New U.S. Driver

Be careful new U.S. Drivers!

I'd like to share a true story that happened to me this week, involving a new U.S. Driver. I feel this story may help many, who are new to this country looking to buy a car, and get car insurance. 

This young person wanted to lease or buy a new car, and just got their driver's license last year. The twist is, this person came to the U.S. a few years ago, and claimed they were issued a driver's license additional years before coming to this country. Normally, this person would be considered an experienced driver (over 6 years of driving), but not having all those years of experience in this country, it may not count towards you're driving record. If you are a new U.S. driver I'm writing to help you through this tricky process, and help warn you about other agencies.

If you are a new U.S. driver, you need to supply as much information as possible: a copy of the license #, dates, etc. from your previous country of residency of driving. Then I know that I can add those years of experience for a new insurance policy. I am being honest when I say, this process does take some time (longer than average) to get a new U.S. driver a quote.

The person I was working with found a questionable quote from another insurance agency immediately. Which for me, raised a few red flags. (It also seemed too good to be true). I asked this person to send me the details of their quote so I may learn as well what other agencies are doing, and I discovered this agency in question didn't provide full details in the quote! In my opinion, they misled this young person. What they did, in short, was asked how long this person had been driving, labeled them as a "mature" driver, and based their quote on that, then asked them to sign along the dotted line. However, I don't believe this agency took into consideration that this person was a new U.S. driver, and then may by law adjust the premium, and label them as a new driver, period. Or..... they did know, but didn't warn this person that the premium could be adjusted. 

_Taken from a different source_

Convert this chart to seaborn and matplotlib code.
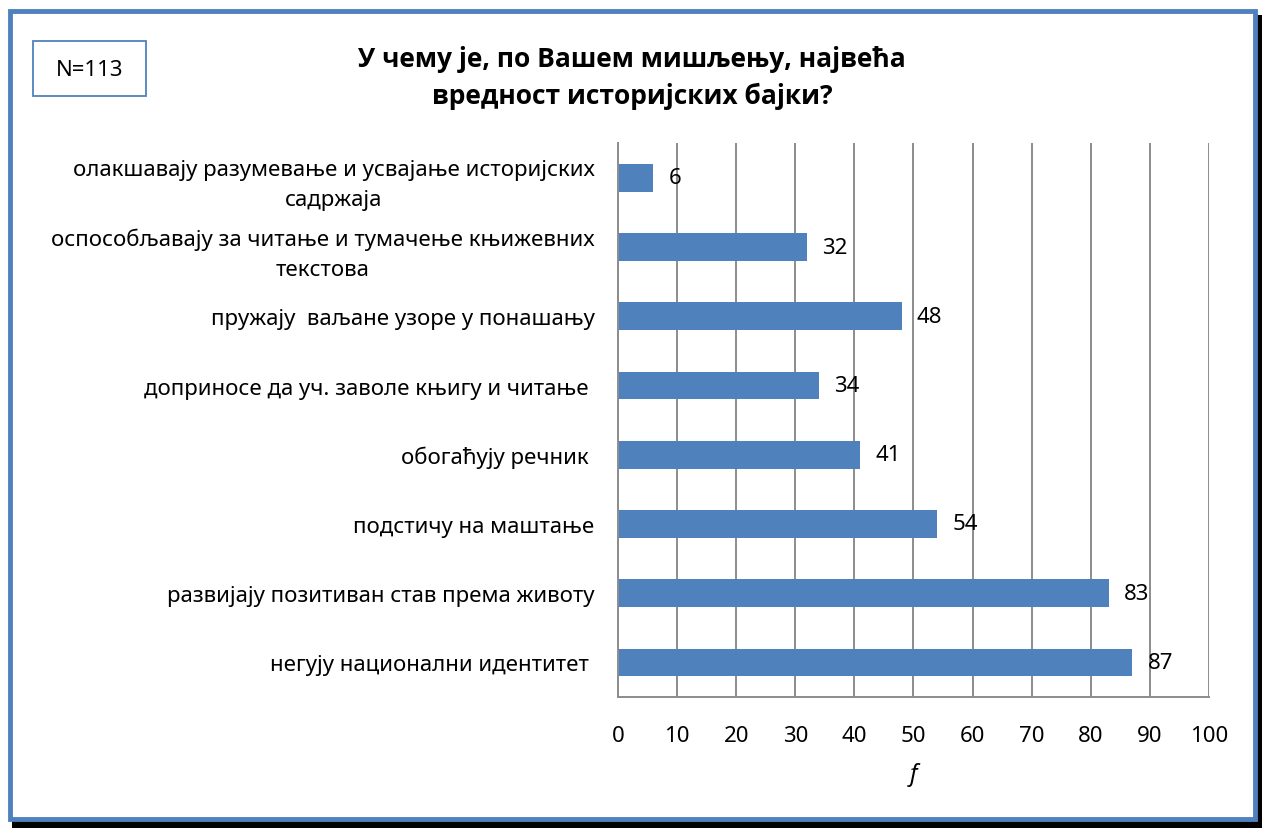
import matplotlib
matplotlib.use("Agg")
import matplotlib.pyplot as plt
import matplotlib.patches as mpatches
import seaborn as sns
import pandas as pd
import numpy as np

# Survey answers, top to bottom as displayed
categories = [
    "олакшавају разумевање и усвајање историјских\nсадржаја",
    "оспособљавају за читање и тумачење књижевних\nтекстова",
    "пружају  ваљане узоре у понашању",
    "доприносе да уч. заволе књигу и читање ",
    "обогаћују речник ",
    "подстичу на маштање",
    "развијају позитиван став према животу",
    "негују национални идентитет ",
]
counts = [6, 32, 48, 34, 41, 54, 83, 87]
x_ticks = list(range(0, 101, 10))
title_text = "У чему је, по Вашем мишљењу, највећа\nвредност историјских бајки?"
n_text = "N=113"
x_label = "f"

sns.set_theme(style="white")
plt.rcParams["font.family"] = ["Noto Sans", "DejaVu Sans"]
plt.rcParams["text.color"] = "black"
plt.rcParams["xtick.labelcolor"] = "black"
plt.rcParams["ytick.labelcolor"] = "black"
plt.rcParams["axes.labelcolor"] = "black"

df = pd.DataFrame({"answer": categories, "f": counts})

fig = plt.figure(figsize=(12.62, 8.29), dpi=100)
ax = fig.add_axes([0.4897, 0.158, 0.4683, 0.668])

bar_color = "#4F81BD"
sns.barplot(data=df, y="answer", x="f", orient="h", color=bar_color,
            saturation=1, width=0.4, ax=ax, edgecolor="none")

grid_c = "#8C8C8C"
fs = 16
ax.set_xlim(0, 100)
ax.set_ylim(len(categories) - 0.5, -0.5)
ax.set_xticks(x_ticks)
ax.set_xticklabels([str(t) for t in x_ticks], fontsize=fs)
ax.xaxis.grid(True, color=grid_c, linewidth=1.4)
ax.yaxis.grid(False)
ax.set_axisbelow(True)

ax.set_yticks(np.arange(len(categories)))
ax.set_yticklabels(categories, fontsize=fs, multialignment="center", linespacing=1.55)
ax.set_yticks(np.arange(len(categories) + 1) - 0.5, minor=True)
ax.tick_params(axis="y", which="major", length=0, pad=17)
ax.tick_params(axis="y", which="minor", length=6, width=1.4, color=grid_c, direction="out")
ax.tick_params(axis="x", which="major", length=6, width=1.4, color=grid_c,
               direction="out", pad=14)

for side in ["top", "right"]:
    ax.spines[side].set_visible(False)
for side in ["left", "bottom"]:
    ax.spines[side].set_color(grid_c)
    ax.spines[side].set_linewidth(1.4)

ax.set_ylabel("")
ax.set_xlabel(x_label, fontsize=fs + 1, style="italic", labelpad=12)

for cont in ax.containers:
    ax.bar_label(cont, labels=[str(v) for v in counts], padding=11, fontsize=fs,
                 color="black")

fig.text(0.501, 0.906, title_text, ha="center", va="center",
         fontsize=19, fontweight="bold", linespacing=1.5,
         family=["Open Sans", "DejaVu Sans"])

# Outer chart frame with drop shadow
W, H = 1262, 829
fig.patches.append(mpatches.Rectangle((12 / W, 0), 1 - 12 / W, 1 - 16 / H,
                                      transform=fig.transFigure, facecolor="black",
                                      edgecolor="none", zorder=-3))
fig.patches.append(mpatches.Rectangle((10 / W, 9 / H), 1 - 17 / W, 1 - 21 / H,
                                      transform=fig.transFigure, facecolor="white",
                                      edgecolor="#4F81BD", linewidth=3.5, zorder=-2))

# Sample size box
fig.patches.append(mpatches.Rectangle((33 / W, 1 - 97 / H), 113 / W, 55 / H,
                                      transform=fig.transFigure, facecolor="white",
                                      edgecolor="#4F81BD", linewidth=1.3, zorder=1))
fig.text(89.5 / W, 1 - 70 / H, n_text, ha="center", va="center", fontsize=16, zorder=2)

fig.savefig("out.png", dpi=100, facecolor="white")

Unfortunately, I think this person will be very disappointed and angry, and rightfully so. If the insurance agency in question does adjust the premium, it will cost more per year than this person's annual car loan payments! Once you sign along the dotted line, you're locked in, which is why I'm urging new U.S. drivers to read everything and get all the information up front.

I wouldn't think anyone would be happy if this occurs--- shiny new car and all the toys inside notwithstanding!   Caveat emptor---- buyer beware!